- [WRITTEN EXERCISE] Set down the data below from its first line to the line holding "var y = d3.scaleLinear().domain([10, 60]).range([height", inclusive; omit all pictures.
-- START PROVIDED MATERIAL --
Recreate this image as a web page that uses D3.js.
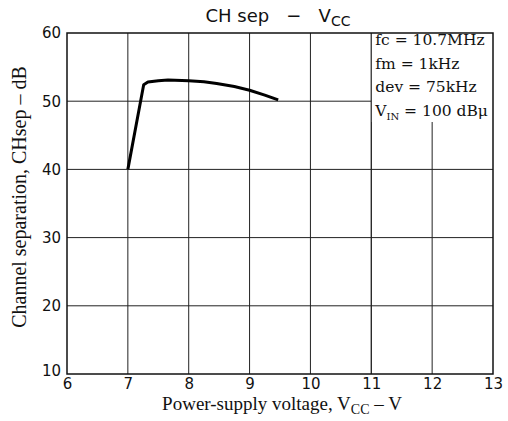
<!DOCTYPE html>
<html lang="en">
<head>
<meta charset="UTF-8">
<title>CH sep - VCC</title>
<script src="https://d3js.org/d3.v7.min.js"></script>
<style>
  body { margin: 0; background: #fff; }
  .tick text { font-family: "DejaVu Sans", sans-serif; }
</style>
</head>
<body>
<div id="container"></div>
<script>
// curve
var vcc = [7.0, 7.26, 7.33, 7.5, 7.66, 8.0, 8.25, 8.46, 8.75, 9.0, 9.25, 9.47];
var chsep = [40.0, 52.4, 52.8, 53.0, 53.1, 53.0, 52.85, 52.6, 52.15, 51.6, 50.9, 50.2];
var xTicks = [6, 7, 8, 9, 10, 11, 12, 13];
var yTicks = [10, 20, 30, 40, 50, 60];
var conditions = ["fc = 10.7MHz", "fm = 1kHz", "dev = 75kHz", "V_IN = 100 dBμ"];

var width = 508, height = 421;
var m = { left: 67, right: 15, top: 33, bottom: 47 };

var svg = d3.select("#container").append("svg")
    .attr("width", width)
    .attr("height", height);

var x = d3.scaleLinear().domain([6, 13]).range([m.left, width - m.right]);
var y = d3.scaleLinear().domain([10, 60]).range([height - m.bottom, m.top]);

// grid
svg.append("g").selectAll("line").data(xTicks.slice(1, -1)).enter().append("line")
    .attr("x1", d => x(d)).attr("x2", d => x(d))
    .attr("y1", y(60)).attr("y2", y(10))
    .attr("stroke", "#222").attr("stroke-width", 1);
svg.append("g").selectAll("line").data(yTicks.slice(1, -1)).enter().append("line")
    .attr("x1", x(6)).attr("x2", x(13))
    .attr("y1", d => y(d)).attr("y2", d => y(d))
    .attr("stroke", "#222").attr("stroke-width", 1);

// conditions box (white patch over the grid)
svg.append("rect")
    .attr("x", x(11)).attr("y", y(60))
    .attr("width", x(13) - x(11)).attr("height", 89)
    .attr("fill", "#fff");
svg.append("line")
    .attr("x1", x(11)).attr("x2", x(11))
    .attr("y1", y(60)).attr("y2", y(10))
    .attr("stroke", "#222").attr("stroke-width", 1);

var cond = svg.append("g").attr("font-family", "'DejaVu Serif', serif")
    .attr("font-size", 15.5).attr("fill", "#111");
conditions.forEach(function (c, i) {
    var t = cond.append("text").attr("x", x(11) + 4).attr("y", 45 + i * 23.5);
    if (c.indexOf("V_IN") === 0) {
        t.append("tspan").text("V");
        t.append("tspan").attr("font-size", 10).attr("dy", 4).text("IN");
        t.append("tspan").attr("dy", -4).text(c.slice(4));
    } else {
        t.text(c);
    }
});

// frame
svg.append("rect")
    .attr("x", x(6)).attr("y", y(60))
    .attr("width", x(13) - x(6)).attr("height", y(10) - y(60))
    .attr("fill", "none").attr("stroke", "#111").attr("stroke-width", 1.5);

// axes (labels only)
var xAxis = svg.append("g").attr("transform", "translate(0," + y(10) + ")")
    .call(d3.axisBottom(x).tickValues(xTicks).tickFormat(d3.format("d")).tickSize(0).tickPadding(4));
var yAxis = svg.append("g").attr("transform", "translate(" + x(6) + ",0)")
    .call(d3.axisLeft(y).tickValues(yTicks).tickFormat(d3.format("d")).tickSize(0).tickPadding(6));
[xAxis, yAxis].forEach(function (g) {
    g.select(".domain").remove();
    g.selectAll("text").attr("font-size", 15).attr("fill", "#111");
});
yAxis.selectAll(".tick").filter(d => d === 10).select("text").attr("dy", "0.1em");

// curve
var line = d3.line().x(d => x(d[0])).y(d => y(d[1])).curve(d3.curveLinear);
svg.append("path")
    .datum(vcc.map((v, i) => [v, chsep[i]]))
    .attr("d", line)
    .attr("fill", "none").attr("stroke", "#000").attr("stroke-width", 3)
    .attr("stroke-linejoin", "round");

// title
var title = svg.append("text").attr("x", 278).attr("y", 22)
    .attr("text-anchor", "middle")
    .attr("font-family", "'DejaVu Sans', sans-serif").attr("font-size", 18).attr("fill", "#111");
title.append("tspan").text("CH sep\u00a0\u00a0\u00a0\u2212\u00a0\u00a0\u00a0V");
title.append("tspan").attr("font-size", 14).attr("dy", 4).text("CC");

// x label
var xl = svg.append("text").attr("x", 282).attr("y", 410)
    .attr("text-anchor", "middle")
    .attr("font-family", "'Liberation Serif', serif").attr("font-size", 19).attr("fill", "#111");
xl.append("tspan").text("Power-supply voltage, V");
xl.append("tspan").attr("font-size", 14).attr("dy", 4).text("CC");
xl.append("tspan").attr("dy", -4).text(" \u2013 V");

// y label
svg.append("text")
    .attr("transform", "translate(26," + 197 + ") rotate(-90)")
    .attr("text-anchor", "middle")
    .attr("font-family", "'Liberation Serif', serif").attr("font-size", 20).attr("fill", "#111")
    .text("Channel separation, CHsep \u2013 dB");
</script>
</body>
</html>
-- END PROVIDED MATERIAL --
- [PROBLEM SOLUTION]
Recreate this image as a web page that uses D3.js.
<!DOCTYPE html>
<html lang="en">
<head>
<meta charset="UTF-8">
<title>CH sep - VCC</title>
<script src="https://d3js.org/d3.v7.min.js"></script>
<style>
  body { margin: 0; background: #fff; }
  .tick text { font-family: "DejaVu Sans", sans-serif; }
</style>
</head>
<body>
<div id="container"></div>
<script>
// curve
var vcc = [7.0, 7.26, 7.33, 7.5, 7.66, 8.0, 8.25, 8.46, 8.75, 9.0, 9.25, 9.47];
var chsep = [40.0, 52.4, 52.8, 53.0, 53.1, 53.0, 52.85, 52.6, 52.15, 51.6, 50.9, 50.2];
var xTicks = [6, 7, 8, 9, 10, 11, 12, 13];
var yTicks = [10, 20, 30, 40, 50, 60];
var conditions = ["fc = 10.7MHz", "fm = 1kHz", "dev = 75kHz", "V_IN = 100 dBμ"];

var width = 508, height = 421;
var m = { left: 67, right: 15, top: 33, bottom: 47 };

var svg = d3.select("#container").append("svg")
    .attr("width", width)
    .attr("height", height);

var x = d3.scaleLinear().domain([6, 13]).range([m.left, width - m.right]);
var y = d3.scaleLinear().domain([10, 60]).range([height - m.bottom, m.top]);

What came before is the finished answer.